To Live and Die in L.A. (1985)
(Directed by William Friedkin)

Wang Chung! Parts of this film are surprisingly excellent. The car chase is pretty great and it's connected to William Petersen's distorted views on masculinity and adrenaline (you pussy!) and all that stuff and the high he gets from base jumping and basically being a gigantic douchebag. He is the shit. Well, he thinks so, at least. And then there's Willem Dafoe, who is fantastic. I really dig the way he talks in this role and his random eccentricities that are never really explained, like why he burns up pieces of art and the way he seems frailer and more dainty than everyone else but is still a badass. Petersen's partner plays it way too broad. His moans or whatever they are when Petersen is all having orgasms about how much of a badass he is are really stupid as is his transformation at the end. Didn't you learn the lesson, kid? You're gonna get it in the face. "emotionally raped masculinity," ha!

★★★



Assault on Precinct 13 (1976)
(Directed by John Carpenter)

whoa, really, really good.

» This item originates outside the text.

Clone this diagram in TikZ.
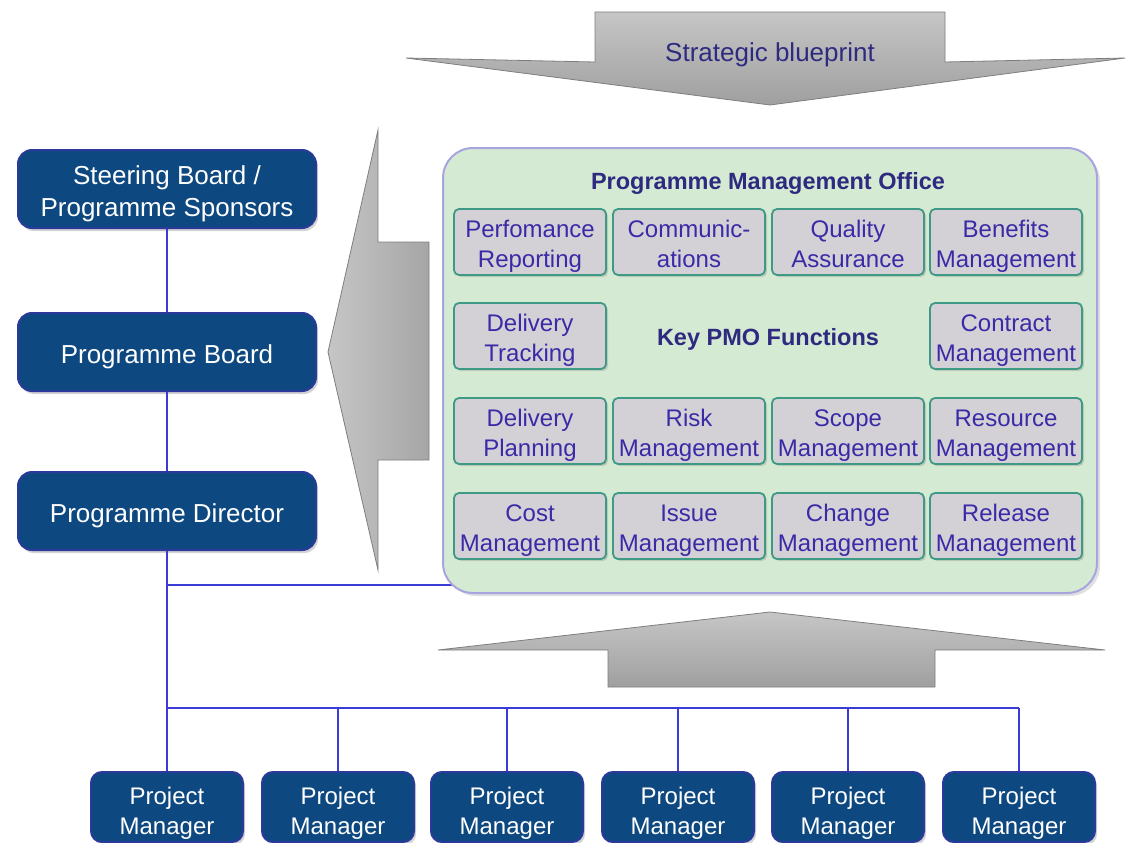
\documentclass[tikz,border=0pt]{standalone}
\usepackage{fontspec}
\setmainfont{Liberation Sans}
\usetikzlibrary{shadows}
\definecolor{dblue}{HTML}{0D4880}
\definecolor{dborder}{HTML}{2B3A9A}
\definecolor{conncol}{HTML}{3B3BD6}
\definecolor{pmofill}{HTML}{D5EAD3}
\definecolor{pmoborder}{HTML}{A8A4E0}
\definecolor{fnfill}{HTML}{D3D1D5}
\definecolor{fnborder}{HTML}{3F9A85}
\definecolor{fntext}{HTML}{3A2AA8}
\definecolor{ttltext}{HTML}{2E2A80}
\definecolor{arrowedge}{HTML}{7E7E7E}
\newcommand\lowtxt[2]{\raisebox{#1}[\height][\depth]{\begin{tabular}{@{}c@{}}#2\end{tabular}}}
\begin{document}
\begin{tikzpicture}[x=1pt,y=-1pt,
  darkbox/.style={rounded corners=14pt, fill=dblue, draw=dborder, line width=2pt,
    text=white, align=center, minimum width=298pt, minimum height=78pt, inner sep=0pt,
    font=\fontsize{26}{32}\selectfont,
    drop shadow={shadow xshift=2pt,shadow yshift=-3pt,opacity=0.35}},
  pmbox/.style={darkbox, minimum width=152pt, minimum height=70pt, rounded corners=11pt,
    font=\fontsize{24}{30}\selectfont},
  fnbox/.style={rounded corners=5pt, fill=fnfill, draw=fnborder, line width=1.8pt,
    text=fntext, align=center, minimum width=152pt, minimum height=66pt, inner sep=0pt,
    font=\fontsize{24}{30}\selectfont,
    drop shadow={shadow xshift=2pt,shadow yshift=-2pt,opacity=0.3}},
  pmo/.style={rounded corners=30pt, fill=pmofill, draw=pmoborder, line width=2pt,
    minimum width=654pt, minimum height=445pt, inner sep=0pt,
    drop shadow={shadow xshift=3pt,shadow yshift=-3pt,opacity=0.25}},
  ttl/.style={text=ttltext, font=\bfseries\fontsize{23.5}{26}\selectfont, inner sep=0pt},
  conn/.style={draw=conncol, line width=2pt},
  bigarrow/.style={draw=arrowedge, line width=0.8pt, top color=gray!45, bottom color=gray!75}
]
\useasboundingbox (0,0) rectangle (1128,843);

% big grey arrows
\shade[bigarrow] (595,12) -- (945,12) -- (945,62) -- (1125,58) -- (770,105) -- (406,58) -- (595,62) -- cycle;
\node[text=ttltext, font=\fontsize{26}{30}\selectfont, inner sep=0pt] (sb) at (770,55) {Strategic blueprint};
\shade[bigarrow, left color=gray!45, right color=gray!70] (429,242) -- (429,460) -- (378,460) -- (378,570) -- (328,352) -- (378,130) -- (378,242) -- cycle;
\shade[bigarrow] (608,687) -- (935,687) -- (935,650) -- (1105,650) -- (770,612) -- (438,650) -- (608,650) -- cycle;

% left hierarchy
\node[darkbox] (steer) at (167,189) {\lowtxt{-5pt}{Steering Board /\\Programme Sponsors}};
\node[darkbox] (board) at (167,352) {\lowtxt{-5pt}{Programme Board}};
\node[darkbox] (dir) at (167,511) {\lowtxt{-5pt}{Programme Director}};

% project managers
\foreach \i/\x in {1/167,2/338,3/507,4/678,5/848,6/1019}{
  \node[pmbox] (pm\i) at (\x,807) {\lowtxt{-6pt}{Project\\Manager}};
}

\coordinate (j1) at (167,585);
\coordinate (pmoL) at (456,585);
\coordinate (bus) at (167,708);
\coordinate (busR) at (1019,708);

\draw[conn] (steer.south) -- (board.north);
\draw[conn] (board.south) -- (dir.north);
\draw[conn] (dir.south) -- (j1) -- (bus) -- (pm1.north);
\draw[conn] (j1) -- (pmoL);
\draw[conn] (bus) -- (busR);
\foreach \i in {2,...,6}{
  \draw[conn] (pm\i.north |- bus) -- (pm\i.north);
}

% PMO
\node[pmo] (pmo) at (770,370.5) {};
\node[ttl] (pmotitle) at (768,183) {Programme Management Office};
\node[ttl] (key) at (768,339) {Key PMO Functions};

\node[fnbox] (f11) at (530,242) {\lowtxt{-4pt}{Perfomance\\Reporting}};
\node[fnbox] (f12) at (689,242) {\lowtxt{-4pt}{Communic-\\ations}};
\node[fnbox] (f13) at (848,242) {\lowtxt{-4pt}{Quality\\Assurance}};
\node[fnbox] (f14) at (1006,242) {\lowtxt{-4pt}{Benefits\\Management}};

\node[fnbox] (f21) at (530,336) {\lowtxt{-4pt}{Delivery\\Tracking}};
\node[fnbox] (f24) at (1006,336) {\lowtxt{-4pt}{Contract\\Management}};

\node[fnbox] (f31) at (530,431) {\lowtxt{-4pt}{Delivery\\Planning}};
\node[fnbox] (f32) at (689,431) {\lowtxt{-4pt}{Risk\\Management}};
\node[fnbox] (f33) at (848,431) {\lowtxt{-4pt}{Scope\\Management}};
\node[fnbox] (f34) at (1006,431) {\lowtxt{-4pt}{Resource\\Management}};

\node[fnbox] (f41) at (530,526) {\lowtxt{-4pt}{Cost\\Management}};
\node[fnbox] (f42) at (689,526) {\lowtxt{-4pt}{Issue\\Management}};
\node[fnbox] (f43) at (848,526) {\lowtxt{-4pt}{Change\\Management}};
\node[fnbox] (f44) at (1006,526) {\lowtxt{-4pt}{Release\\Management}};
\end{tikzpicture}
\end{document}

Very taut and lean, nary a shot wasted even though it's actually pretty slow and deliberate and the setup takes a long, long time. But I didn't mind. Those moments in the beginning are really good in their own way and that scene with the ice cream truck is incredible. It's expected but still so goddamn brutal and shocking. The rest of the film is damn mean. I liked the escalation of the conflict and the camaraderie that does and does not develop between the people inside. There is a cold brutality to the film which is hard to describe, a no nonsense way in which it goes about kicking ass and being awesome, it's cool. Unlike me.